Depends on the type of shuriken.


----------



## Bob Hubbard (Mar 25, 2012)

Well this one is too big.
http://www.justmanga.com/jmprod/KUNAIPLUSH


----------



## blackswordshinobi (Mar 25, 2012)

lololol way to big/ i like size five usely gunin is i seen senben 4 1/2 inches   any way  one you shown not real shuriken but good one funny


----------



## blackswordshinobi (Mar 25, 2012)

by that


----------



## blackswordshinobi (Mar 25, 2012)

that one not  spell check you  prove my point in good way


----------



## Bester (Apr 1, 2012)

What size? Whatever size is correct for the job.


----------



## blackswordshinobi (Apr 1, 2012)

maybe so


----------



## Bester (Apr 1, 2012)

It's not a matter of "like" but proper tool for the job. There is no "maybe". It just is.


----------



## Bob Hubbard (Apr 2, 2012)

Opinions?


----------



## Flying Crane (Apr 2, 2012)

I prefer to use 12 inch circular saw blades.


----------



## Bob Hubbard (Apr 2, 2012)

Flying Crane said:


> I prefer to use 12 inch circular saw blades.



Ah, the "TRON's Deadly Disks" Ryu hmm?


----------



## Sanke (Apr 2, 2012)

The ultimate shuriken? 


Sanke on the move.


----------



## Chris Parker (Apr 3, 2012)

Bob Hubbard said:


> Opinions?



Oh dear lord in heaven, what have I just had inflicted upon me....

Uh, nope. Nearly everything he says is wrong, his methods are very flawed, his shuriken themselves are terrible store bought toys, and his pronunciation combined with his accent makes me think he's permanently drunk. But this is me, so let's go through the whole thing.

First, some background. Roemke is a black-belt by mail of Richard Van Donk's, and has decided that as he learnt by a home study course, he can offer online training too! Oh, the problems with that just don't stop, do they? His display of weaponry usage in the opening credits, though, show that he's borrowed what looks like some Katori iai methods, then just slapped on what he thinks is good after that (which is why there's such a disconnect between his movement in the first half of his sword technique, and the second half), and the Bo work shows that he's happy making stuff up rather than learning anything. Which, fittingly, is a good set up for what he "teaches" in regard to shuriken here.

"Today we're going to go over the Senban Shuriken. This Shuriken is known as the Chinese Star (no, it's not), it has four points to it, and it has this middle section that is either circular or square (uh, no. For senban, it's always square, as the origins are said to be the kagi nuki nail pullers, and circular wouldn't work so well there)".

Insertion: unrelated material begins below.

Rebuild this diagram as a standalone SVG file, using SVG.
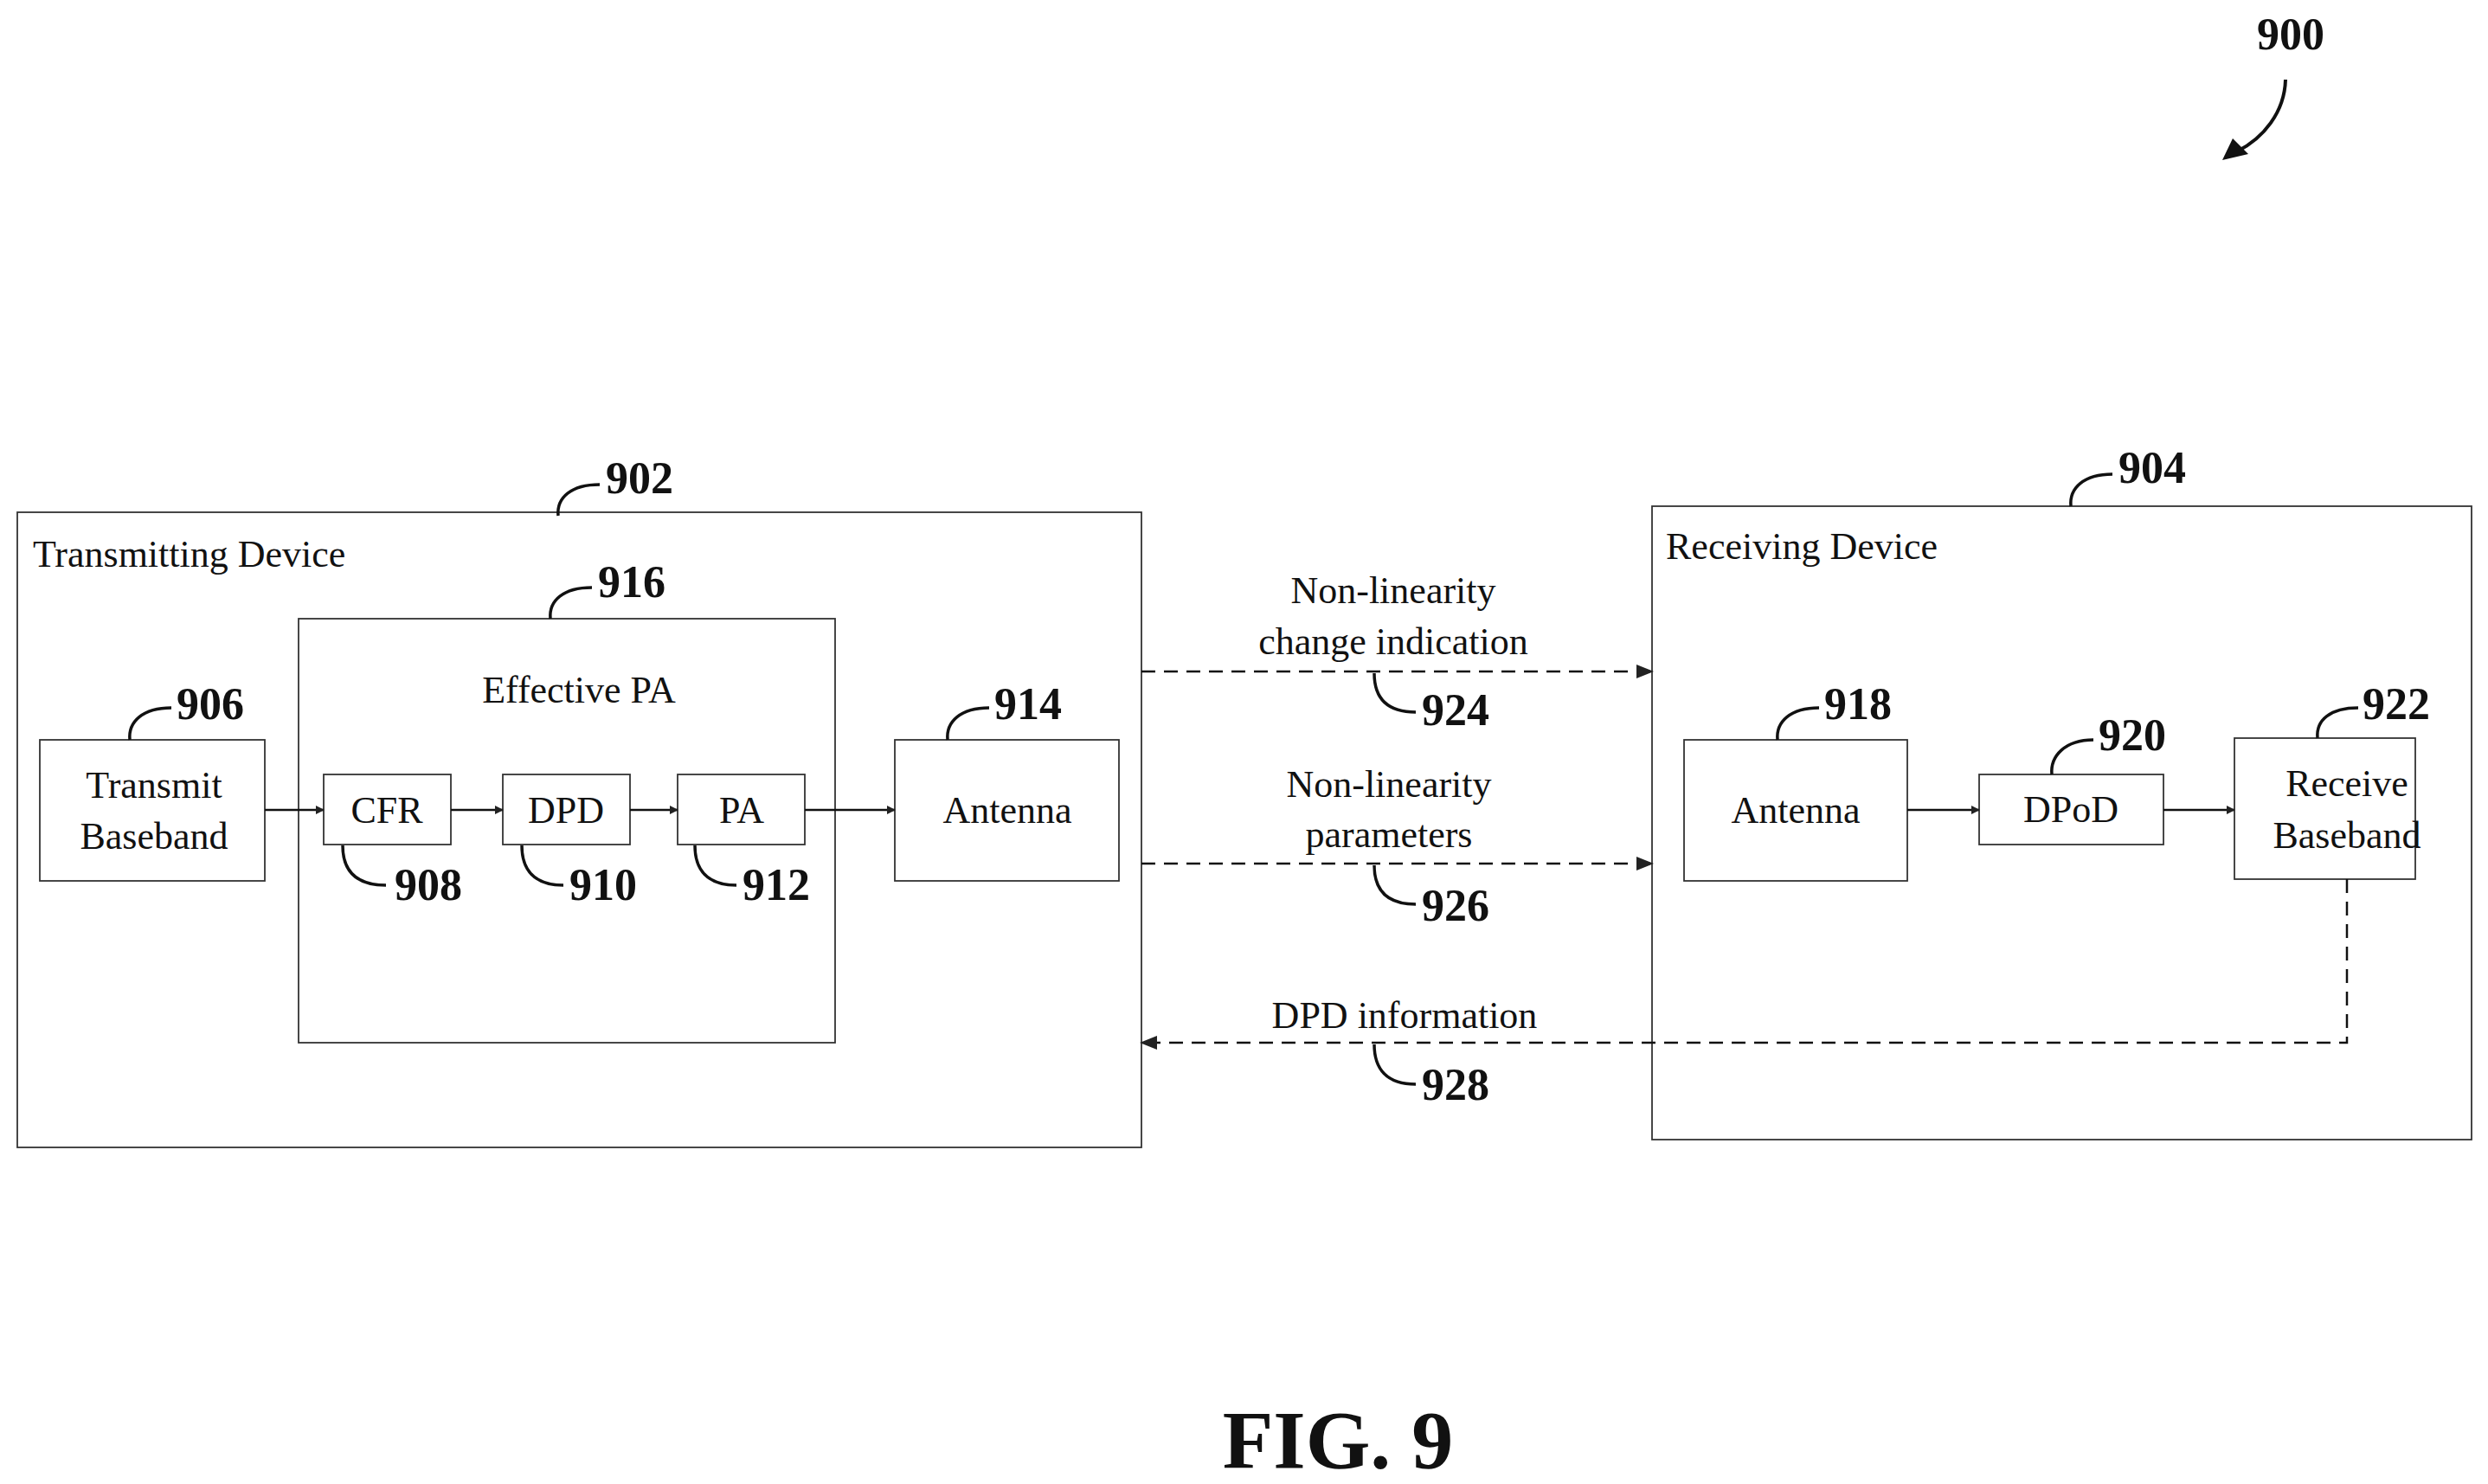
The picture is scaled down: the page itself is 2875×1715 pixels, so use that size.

From there we start to talk about different methods of holding and throwing the senban shuriken... except that the two vertical ones he made up (Togakure Ryu is considered rather unusual in that it doesn't teach a vertical method of throwing, just the horizontal one), and both grips are rather flawed. His first one "chokes" the shuriken, pulling it to the left, and ruining any accuracy, and his second grip seems designed to do little more than simply slice open his own finger while limiting the ability to throw the thing. There are grips and methods of throwing shuriken vertically, and they aren't really much like what Roemke is showing here.

His horizontal grip again misses a fair bit of what is actually taught as well, but it's nothing compared to how bad his demonstration of the throws are. 

About the only thing he gets right is the "not lethal distraction" thing... although he doesn't really understand how that distraction works, from the sounds of things. 

All told, his horizontal throws were better (at least he got some of the wrist action okay), but his choice of overly heavy (from the looks of things, about 4 times heavier than the actual items), he was muscling all his throws with his arms, and was constantly veering off target badly.

In short, this was really bad.


----------



## Flying Crane (Apr 3, 2012)

Chris Parker said:


> First, some background. Roemke is a black-belt by mail of Richard Van Donk's, and has decided that as he learnt by a home study course, he can offer online training too!



My wife had the "pleasure" of taking some classes with Mr. Von Donk, while in college.  He was actually running an on-campus martial arts club.  She's got some very funny stories.


----------